L’incertezza sulle prossime mosse
Al momento la citazione dedicata all’Agenda digitale nel discorso alla Camera di lunedì 29 aprile del presidente Letta non sembra chiarire le prossime mosse sul tema: “La ricerca italiana può e deve rinascere nei nuovi settori di sviluppo come, ad esempio, l’agenda digitale, lo sviluppo verde, le nanotecnologie, l’aerospaziale, il biomedicale, solo per citarne alcuni”.
“Il presidente Letta ha fatto solo un accenno ma non ha chiarito l’approccio che verrà seguito”, spiega Palmieri.
Un consiglio? “Portare a compimento ciò che è stato avviato fin dal 2001 – dichiara Palmieri – , e cercare di portare a termine i lavori in tutti i cantieri aperti: sanità, pubblica amministrazione, Giustizia e soprattutto banda larga”.

Una deduzione…
C’è poi un altro nodo da sciogliere: chi si occuperà di digitale nel nuovo governo? Anche se nessuno si è ancora è pronunciato, visto che le deleghe non sono state ancora assegnate ai sottosegretari il responsabile Internet del Pdl fa una deduzione: “Non essendoci un sottosegretario con delega e visto il ruolo cruciale assegnato all’Agenzia digitale, io deduco che la considerazione fatta dal governo a riguardo sia che il digitale è talmente pervasivo che oramai non serve una responsabilità specifica ma ogni ministero deve sviluppare la propria attività digitale”, commenta Palmieri.

Il vuoto culturale e un nuovo approccio
E con riferimento a quanto sostenuto da Alfonso Fuggetta in una recente intervista su Formiche.net. relativa a una assenza di persone qualificate in materia digitale nel nuovo governo, Palmieri dichiara: “Il digitale è una materia appannaggio di pochi e spero che al governo abbiano l’accortezza di far riferimento ai parlamentari che in passato si sono occupati professionalmente della tematica”.
Ciò che più preoccupa per Palmieri è il fatto che in Italia manca una cultura radicata rispetto a tali tematiche, fanalino di coda nei confronti di altri problemi ritenuti sempre prioritari per il Paese. “Ma nel 2013 Internet è un motore di sviluppo che non può essere sconfinato come una cosa per smanettoni.

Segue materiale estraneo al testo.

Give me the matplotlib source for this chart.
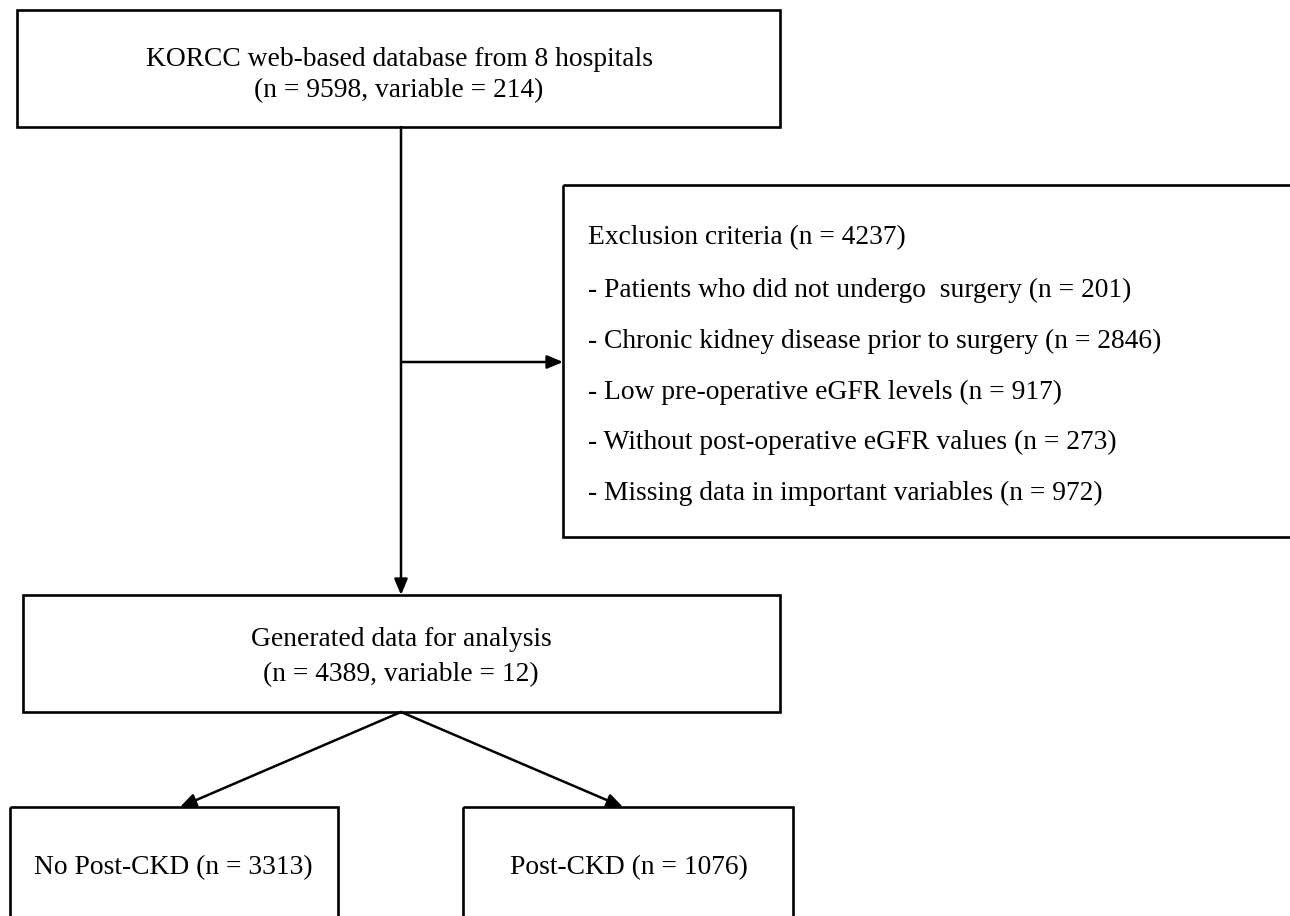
import matplotlib
matplotlib.use("Agg")
import matplotlib.pyplot as plt
from matplotlib.patches import Rectangle

# ---- content ----
top_lines = ["KORCC web-based database from 8 hospitals", "(n = 9598, variable = 214)"]
excl_title = "Exclusion criteria (n = 4237)"
excl_items = [
    "- Patients who did not undergo  surgery (n = 201)",
    "- Chronic kidney disease prior to surgery (n = 2846)",
    "- Low pre-operative eGFR levels (n = 917)",
    "- Without post-operative eGFR values (n = 273)",
    "- Missing data in important variables (n = 972)",
]
mid_lines = ["Generated data for analysis", "(n = 4389, variable = 12)"]
bottom_labels = ["No Post-CKD (n = 3313)", "Post-CKD (n = 1076)"]

W, H = 1290, 916
fig = plt.figure(figsize=(W / 100, H / 100), dpi=100)
ax = fig.add_axes([0, 0, 1, 1])
ax.set_xlim(0, W)
ax.set_ylim(H, 0)
ax.axis("off")

FONT = "Liberation Serif"
FS = 19.8
box_lw = 1.9
arr_lw = 1.8


def box(x0, y0, x1, y1):
    ax.add_patch(Rectangle((x0, y0), x1 - x0, y1 - y0, fill=False,
                           edgecolor="black", linewidth=box_lw, clip_on=False))


def arrow(x0, y0, x1, y1):
    ax.annotate("", xy=(x1, y1), xytext=(x0, y0),
                arrowprops=dict(arrowstyle="-|>,head_length=0.95,head_width=0.4",
                                color="black", lw=arr_lw,
                                shrinkA=0, shrinkB=0))


def txt(x, y, s, ha="center"):
    ax.text(x, y, s, ha=ha, va="center", family=FONT, fontsize=FS)


# top box
box(17, 10, 780, 127)
txt(399, 60, top_lines[0])
txt(399, 91, top_lines[1])

# exclusion box (extends beyond the right edge)
box(563, 185, 1310, 537)
ys = [238, 290, 341, 392, 442, 493]
txt(588, ys[0], excl_title, ha="left")
for y, t in zip(ys[1:], excl_items):
    txt(588, y, t, ha="left")

# vertical flow and side branch
arrow(401, 127, 401, 595)
arrow(401, 362, 563, 362)

# middle box
box(23, 595, 780, 712)
txt(401, 640, mid_lines[0])
txt(401, 675, mid_lines[1])

# split arrows
arrow(401, 712, 180, 807)
arrow(401, 712, 623, 807)

# bottom boxes (cut off at bottom)
box(10, 807, 338, 940)
box(463, 807, 793, 940)
txt(173, 868, bottom_labels[0])
txt(629, 868, bottom_labels[1])

fig.savefig("out.png", dpi=100, facecolor="white")
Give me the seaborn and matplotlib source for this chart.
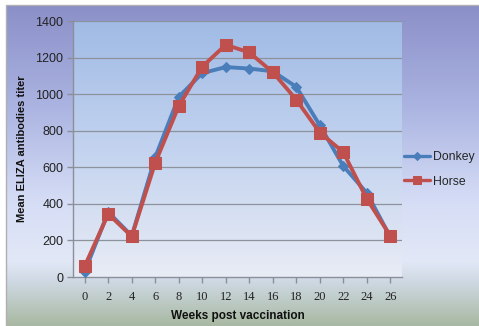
import numpy as np
import pandas as pd
import matplotlib
matplotlib.use("Agg")
import matplotlib.pyplot as plt
from matplotlib.colors import LinearSegmentedColormap
import seaborn as sns

weeks = [0, 2, 4, 6, 8, 10, 12, 14, 16, 18, 20, 22, 24, 26]
donkey = [30, 355, 225, 655, 985, 1115, 1148, 1140, 1125, 1040, 830, 607, 460, 220]
horse = [60, 345, 222, 625, 935, 1150, 1270, 1228, 1120, 970, 790, 683, 428, 225]
y_ticks = [0, 200, 400, 600, 800, 1000, 1200, 1400]

df = pd.DataFrame({
    "week": weeks * 2,
    "titer": donkey + horse,
    "animal": ["Donkey"] * len(weeks) + ["Horse"] * len(weeks),
})

sns.set_theme(style="white")
plt.rcParams["font.family"] = ["Liberation Sans", "DejaVu Sans"]

W, H = 479, 326
fig = plt.figure(figsize=(W / 100, H / 100), dpi=100)
fig.patch.set_facecolor("white")

# outer chart-area gradient (lavender top -> pale middle -> sage bottom)
bg = fig.add_axes([6 / W, 0, 1 - 6 / W, (H - 5) / H], zorder=-2)
outer_cmap = LinearSegmentedColormap.from_list(
    "outer",
    [(0.0, "#8b8fc8"), (0.30, "#a9b2e0"), (0.62, "#d6def6"),
     (0.80, "#e2e8f6"), (0.86, "#cfd9e4"), (1.0, "#a8b9a2")],
)
bg.imshow(np.linspace(0, 1, 256).reshape(-1, 1), cmap=outer_cmap,
          aspect="auto", extent=[0, 1, 0, 1], origin="upper")
bg.set_axis_off()
fig.patches.append(plt.Rectangle((5.5 / W, 0), 1, (H - 4.5) / H,
                                 transform=fig.transFigure, fill=False,
                                 edgecolor="#b0b0b0", lw=1, zorder=-1))

ax = fig.add_axes([73 / W, (H - 277) / H, (402 - 73) / W, (277 - 21) / H])
ax.set_xlim(-1, 27)
ax.set_ylim(0, 1400)

# plot-area gradient
plot_cmap = LinearSegmentedColormap.from_list(
    "plotarea", [(0.0, "#a0bbe5"), (0.5, "#c3d3ef"), (1.0, "#e8ecf5")])
ax.imshow(np.linspace(0, 1, 256).reshape(-1, 1), cmap=plot_cmap,
          aspect="auto", extent=[-1, 27, 0, 1400], origin="upper", zorder=0)

for yv in y_ticks[1:]:
    ax.axhline(yv, color="#8d929c", lw=0.9, zorder=1)

sns.lineplot(data=df[df.animal == "Donkey"], x="week", y="titer", ax=ax,
             color="#4a7ebb", lw=2.8, marker="D", markersize=5,
             markeredgecolor="#4a7ebb", label="Donkey", zorder=3)
sns.lineplot(data=df[df.animal == "Horse"], x="week", y="titer", ax=ax,
             color="#c0504d", lw=2.8, marker="s", markersize=8,
             markeredgecolor="#c0504d", label="Horse", zorder=4)

ax.set_xticks(weeks)
ax.set_xticklabels([str(w) for w in weeks], family="Liberation Serif",
                   fontsize=9, color="#222222")
ax.set_yticks(y_ticks)
ax.set_yticklabels([str(v) for v in y_ticks], fontsize=9, color="#222222")
ax.tick_params(axis="both", which="both", length=4, width=1,
               color="#8a8f9a", direction="out", bottom=True, left=True, pad=3)
ax.tick_params(axis="x", pad=6)

for side in ("top", "right"):
    ax.spines[side].set_visible(False)
for side in ("left", "bottom"):
    ax.spines[side].set_color("#8a8f9a")
    ax.spines[side].set_linewidth(1)

ax.set_xlabel("Weeks post vaccination", fontsize=8.5, fontweight="bold",
              color="#111111", labelpad=5)
ax.set_ylabel("Mean ELIZA antibodies titer", fontsize=8, fontweight="bold",
              color="#111111", labelpad=6)

leg = ax.legend(loc="center left", bbox_to_anchor=(1.0, 0.42), frameon=False,
                fontsize=8.8, handlelength=2.1, handletextpad=0.25,
                labelspacing=1.0, borderaxespad=0.0, borderpad=0.2)
for h in leg.legend_handles:
    h.set_linewidth(2.4)
leg.legend_handles[0].set_markersize(4)
leg.legend_handles[1].set_markersize(6)

fig.savefig("out.png", dpi=100)
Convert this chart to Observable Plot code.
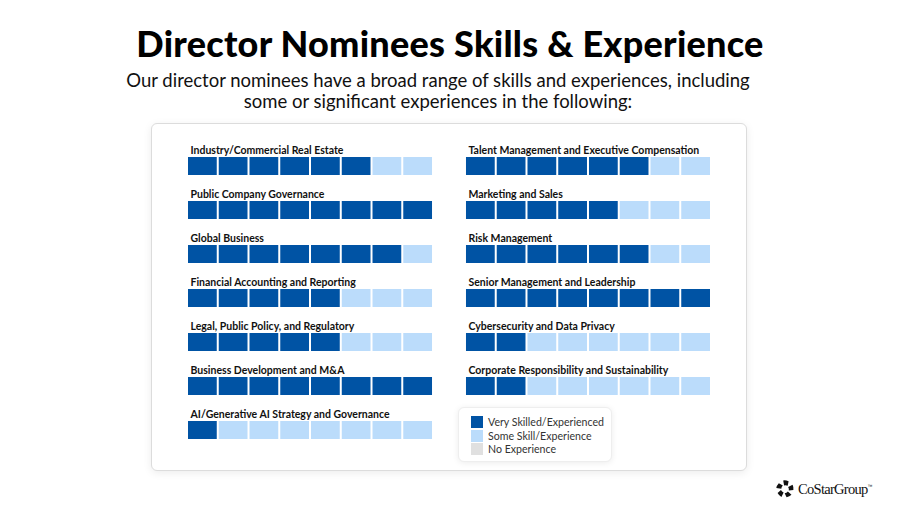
<!DOCTYPE html>
<html>
<head>
<meta charset="utf-8">
<script src="https://cdn.jsdelivr.net/npm/d3@7"></script>
<script src="https://cdn.jsdelivr.net/npm/@observablehq/plot@0.6"></script>
<style>
  html, body { margin: 0; padding: 0; background: #fff; }
  body { width: 900px; height: 506px; position: relative; overflow: hidden; font-family: Lato, "Open Sans", sans-serif; }
  #title { position: absolute; left: 0; width: 900px; top: 24px; text-align: center; font-size: 36px; line-height: 38px; font-weight: 900; color: #000; letter-spacing: 0.25px; }
  #subtitle { position: absolute; left: -12px; width: 900px; top: 70px; text-align: center; font-size: 18.5px; line-height: 20.5px; font-weight: 400; color: #111; }
  #panel { position: absolute; left: 151px; top: 123px; width: 594px; height: 346px; border: 1px solid #dcdcdc; border-radius: 6px; box-shadow: 0 2px 8px rgba(0,0,0,0.08); background: #fff; }
  #chart { position: absolute; left: 151px; top: 123px; }
  #legend { position: absolute; left: 458px; top: 407px; width: 152px; height: 53px; background: #fff; border: 1px solid #eeeeee; border-radius: 6px; box-shadow: 0 1px 6px rgba(0,0,0,0.08); }
  .li { position: absolute; left: 12px; font-size: 10.6px; color: #333; line-height: 12px; }
  .sw { display: inline-block; width: 12px; height: 12px; vertical-align: top; margin-right: 5px; }
  #logo { position: absolute; left: 776px; top: 478px; height: 22px; display: flex; align-items: center; }
  #logo span { font-family: "Liberation Serif", serif; font-size: 14.5px; color: #111; letter-spacing: -0.7px; word-spacing: -3px; margin-left: 4px; }
  #logo sup { font-size: 5px; font-family: "Liberation Sans"; letter-spacing: 0; }
</style>
</head>
<body>
<div id="title">Director Nominees Skills &amp; Experience</div>
<div id="subtitle">Our director nominees have a broad range of skills and experiences, including<br>some or significant experiences in the following:</div>
<div id="panel"></div>
<div id="chart"></div>
<div id="legend"></div>
<div id="logo">
  <svg width="18" height="18" viewBox="-10 -10 20 20">
    <g fill="#111">
      <path d="M-2,-9.5 Q1,-10 4,-8.5 L3,-3.5 Q1,-4.5 -1,-4 Z" transform="rotate(0)"/>
      <path d="M-2,-9.5 Q1,-10 4,-8.5 L3,-3.5 Q1,-4.5 -1,-4 Z" transform="rotate(72)"/>
      <path d="M-2,-9.5 Q1,-10 4,-8.5 L3,-3.5 Q1,-4.5 -1,-4 Z" transform="rotate(144)"/>
      <path d="M-2,-9.5 Q1,-10 4,-8.5 L3,-3.5 Q1,-4.5 -1,-4 Z" transform="rotate(216)"/>
      <path d="M-2,-9.5 Q1,-10 4,-8.5 L3,-3.5 Q1,-4.5 -1,-4 Z" transform="rotate(288)"/>
    </g>
  </svg>
  <span>CoStar Group<sup>™</sup></span>
</div>
<script>
// ---- data ----
const nominees = 8;
const leftSkills = [
  "Industry/Commercial Real Estate",
  "Public Company Governance",
  "Global Business",
  "Financial Accounting and Reporting",
  "Legal, Public Policy, and Regulatory",
  "Business Development and M&A",
  "AI/Generative AI Strategy and Governance"
];
const leftVery = [6, 8, 7, 5, 5, 8, 1];
const leftSome = [2, 0, 1, 3, 3, 0, 7];
const rightSkills = [
  "Talent Management and Executive Compensation",
  "Marketing and Sales",
  "Risk Management",
  "Senior Management and Leadership",
  "Cybersecurity and Data Privacy",
  "Corporate Responsibility and Sustainability"
];
const rightVery = [6, 5, 6, 8, 2, 2];
const rightSome = [2, 3, 2, 0, 6, 6];
const levels = ["Very Skilled/Experienced", "Some Skill/Experience", "No Experience"];
const levelColors = ["#0053a4", "#bbdcfb", "#e0e0e0"];

// ---- build table ----
const cells = [];
const labels = [];
function addColumn(col, skills, very, some) {
  skills.forEach((s, r) => {
    labels.push({col, row: r, skill: s});
    for (let i = 1; i <= nominees; i++) {
      const level = i <= very[r] ? levels[0] : (i <= very[r] + some[r] ? levels[1] : levels[2]);
      cells.push({col, row: r, idx: i, level});
    }
  });
}
addColumn("left", leftSkills, leftVery, leftSome);
addColumn("right", rightSkills, rightVery, rightSome);

const chart = Plot.plot({
  width: 596,
  height: 348,
  marginLeft: 36,
  marginRight: 36,
  marginTop: 8,
  marginBottom: 32,
  style: {fontFamily: "Lato, sans-serif", background: "transparent"},
  fx: {domain: ["left", "right"], paddingInner: 0.115, paddingOuter: 0, round: false, axis: null},
  x: {domain: d3.range(1, nominees + 1), padding: 0, round: false, axis: null},
  y: {domain: d3.range(0, 7), padding: 0, round: false, axis: null},
  color: {domain: levels, range: levelColors},
  marks: [
    Plot.cell(cells, {fx: "col", x: "idx", y: "row", fill: "level", insetTop: 26, insetLeft: 1, insetRight: 1}),
    Plot.text(labels, {fx: "col", y: "row", text: "skill", frameAnchor: "left", textAnchor: "start", dx: 3, dy: -3, fontSize: 10.5, fontWeight: 700, fill: "#111"})
  ]
});
document.getElementById("chart").appendChild(chart);

// legend
const lg = document.getElementById("legend");
levels.forEach((l, i) => {
  const d = document.createElement("div");
  d.className = "li";
  d.style.top = (8 + i * 13.5) + "px";
  d.innerHTML = `<span class="sw" style="background:${levelColors[i]}"></span>${l}`;
  lg.appendChild(d);
});
</script>
</body>
</html>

Smartphone e tablet hanno contribuito ad esempio alla digitalizzazione dell’Italia”.
Un approccio sbagliato al digitale insomma, messo in risalto anche dalla recente vicenda legata al presidente della Camera Laura Boldrini, che dopo aver ricevuto ripetute minacce via web ha scatenato l’appello a leggi speciali per disciplinare i reati online.

Approccio per Palmieri condiviso insieme dalle Istituzioni e dai mezzi di comunicazione, rei di soffermarsi troppo sui lati oscuri della Rete tralasciando il tanto di buono che c’è.
Per dare uno spiraglio di speranza a coloro i quali vogliano vedere nella Rete una possibilità di sviluppo anche personale, per Palmieri è necessario un cambio di atteggiamento innanzitutto da parte di coloro che raccontano il digitale nel nostro Paese.
“Faccio il tifo affinché ogni ministro completi i progetti in cantiere sull’Agenda digitale e ne avvii di nuovi”, conclude Palmieri.